Required Skills: Compiler design, LLVM (MLIR), CIRCT

Mentors: Farhan Ahmed Karim, Shahzaib Kashif

Chat Channel: Join Merledu LLVM MLIR Gitter Channel

Overview:

Every new hardware that is designed requires its own compiler to be created. Creating a compiler is a time-intensive task on top of hardware design. Compiler technologies have made great strides with the advent of MLIR and CIRCT. The goal of this project is to automate hardware design along with building its compiler by targeting the multi-level compiling capabilities of MLIR (Multi-Level Intermediate Representation) and CIRCT.

Expected Outcomes:

  • Compiler generation using MLIR and CIRCT
  • Documentation and demonstration of the automated workflow

Project 8: Attach Magma-Si with SoC-Now

Difficulty: Medium

Designation: 175 hours (medium)

Required Skills: CHISEL HDL, Computer Architecture, Generic Matrix Multiplication (GeMM), Accelerators, System-on-Chip

Mentors: Farhan Ahmed Karim, Shahzaib Kashif

Chat Channel: Join Magma-Si Gitter Channel

Overview:

Magma-Si (Matrix Accelerator Generator for GeMM Operations based on SIGMA Architecture) is an GeMM Accelerator Generator designed in CHISEL HDL. It is based on SIGMA Architecture which makes the Magma-Si generated GeMM Accelerator comparatively faster than the traditional systolic array based GeMM Accelerators.

This project aims to attach the Magma-Si generated accelerators with the SoC-Now Framework, So that SoCs can be generated with SoC-Now with the capability of multiplying matrices more efficiently via Magma-Si generated GeMM Accelerators.

Expected Outcomes:

  • SoC-Now compatible generic interfaces working with Magma-Si.
  • SoC being generated from SoC-Now with Magma-Si Accelerator attached with it.
  • SoC + GeMM Accelerator shall be emulating successfully on FPGA.
  • Complete documentation of the project.

Project 9: Dynamic Implementation of Magma-Si Components

Difficulty: Hard

Designation: 350 hours (large)

Required Skills: CHISEL HDL, Computer Architecture, Generic Matrix Multiplication (GeMM), Accelerators, System-on-Chip, SIGMA Architecture

Mentors: Farhan Ahmed Karim, Shahzaib Kashif

Chat Channel: Join Magma-Si Gitter Channel

Overview:

Magma-Si (Matrix Accelerator Generator for GeMM Operations based on SIGMA Architecture) is an GeMM Accelerator Generator designed in CHISEL HDL. It is based on SIGMA Architecture which makes the Magma-Si generated GeMM Accelerator comparatively faster than the traditional systolic array based GeMM Accelerators.

This project aims to implement the components of Magma-Si such as Forward Adder Network (FAN) and Benes Distribution Network, to make it able to generate accelerators with a wider range of matrix multiplication capability in terms of number of rows and columns.
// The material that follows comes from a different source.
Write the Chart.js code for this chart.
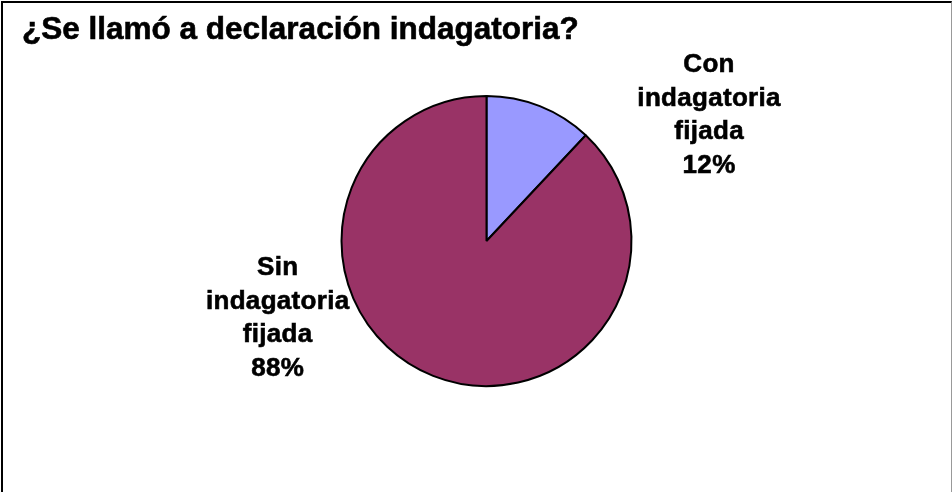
<!DOCTYPE html>
<html>
<head>
<meta charset="utf-8">
<script src="https://cdn.jsdelivr.net/npm/chart.js@4"></script>
<style>
html,body{margin:0;padding:0;background:#fff;}
#wrap{position:relative;width:952px;height:492px;overflow:hidden;}
#frame{position:absolute;left:1px;top:1px;width:948px;height:520px;border-left:2px solid #000;border-top:2px solid #000;border-right:1px solid #999;pointer-events:none;}
</style>
</head>
<body>
<div id="wrap">
<canvas id="c" width="952" height="492"></canvas>
<div id="frame"></div>
</div>
<script>
const title = "¿Se llamó a declaración indagatoria?";
const categories = ["Con indagatoria fijada", "Sin indagatoria fijada"];
const labelLines = [["Con", "indagatoria", "fijada"], ["Sin", "indagatoria", "fijada"]];
const values = [12, 88];
const colors = ["#9999FF", "#993366"];

const labelPlugin = {
  id: 'sliceLabels',
  afterDatasetsDraw(chart) {
    const ctx = chart.ctx;
    const meta = chart.getDatasetMeta(0);
    const total = values.reduce((a, b) => a + b, 0);
    // label anchor offsets in units of radius (center of text block)
    const offs = [[1.535, -0.88], [-1.44, 0.52]];
    ctx.save();
    ctx.fillStyle = '#000';
    ctx.strokeStyle = '#000';
    ctx.lineWidth = 0.6;
    ctx.font = 'bold 26px "Liberation Sans", Arial, sans-serif';
    ctx.letterSpacing = '0.3px';
    ctx.textAlign = 'center';
    ctx.textBaseline = 'alphabetic';
    meta.data.forEach((arc, i) => {
      const r = arc.outerRadius;
      const cx = arc.x + offs[i][0] * r;
      const cy = arc.y + offs[i][1] * r;
      const lines = labelLines[i].concat([Math.round(values[i] / total * 100) + '%']);
      const lh = 33.5;
      const firstBase = cy - (lines.length - 1) * lh / 2 + 9;
      lines.forEach((t, k) => {
        ctx.fillText(t, cx, firstBase + k * lh);
        ctx.strokeText(t, cx, firstBase + k * lh);
      });
    });
    ctx.restore();

    ctx.save();
    ctx.fillStyle = '#000';
    ctx.strokeStyle = '#000';
    ctx.lineWidth = 0.6;
    ctx.font = 'bold 31.5px "Liberation Sans", Arial, sans-serif';
    ctx.textAlign = 'left';
    ctx.textBaseline = 'alphabetic';
    ctx.fillText(title, 22, 39);
    ctx.strokeText(title, 22, 39);
    ctx.restore();
  }
};

new Chart(document.getElementById('c'), {
  type: 'pie',
  data: {
    labels: categories,
    datasets: [{
      data: values,
      backgroundColor: colors,
      borderColor: '#000',
      borderWidth: 2,
      borderAlign: 'center'
    }]
  },
  options: {
    responsive: false,
    animation: false,
    layout: { padding: { top: 95, bottom: 105, left: 300, right: 279 } },
    plugins: {
      legend: { display: false },
      tooltip: { enabled: false },
      title: { display: false }
    }
  },
  plugins: [labelPlugin]
});
</script>
</body>
</html>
Currently, Magma-Si supports accelerator generation for matrices having a maximum number of rows being 2 and columns also being 2, In order to make this number go up, there is a need to introduce more dynamicity in the Networks.

The applicant shall go through the SIGMA Architecture in depth to better undertand the underlying algorithm behind the Benes and FAN Networks, so that they can be implemented with dynamic nature.

Expected Outcomes:

  • Accelerators being generated with max of 1024 rows and 1024 columns.
  • Benes and FAN being dynamic that for each given parameter (no. of rows and cols) the component shall re-use its components and generate the correct hardware following the algorithm
  • Verification testbenches (randomized via Cocotb)
  • Complete documentation of the project.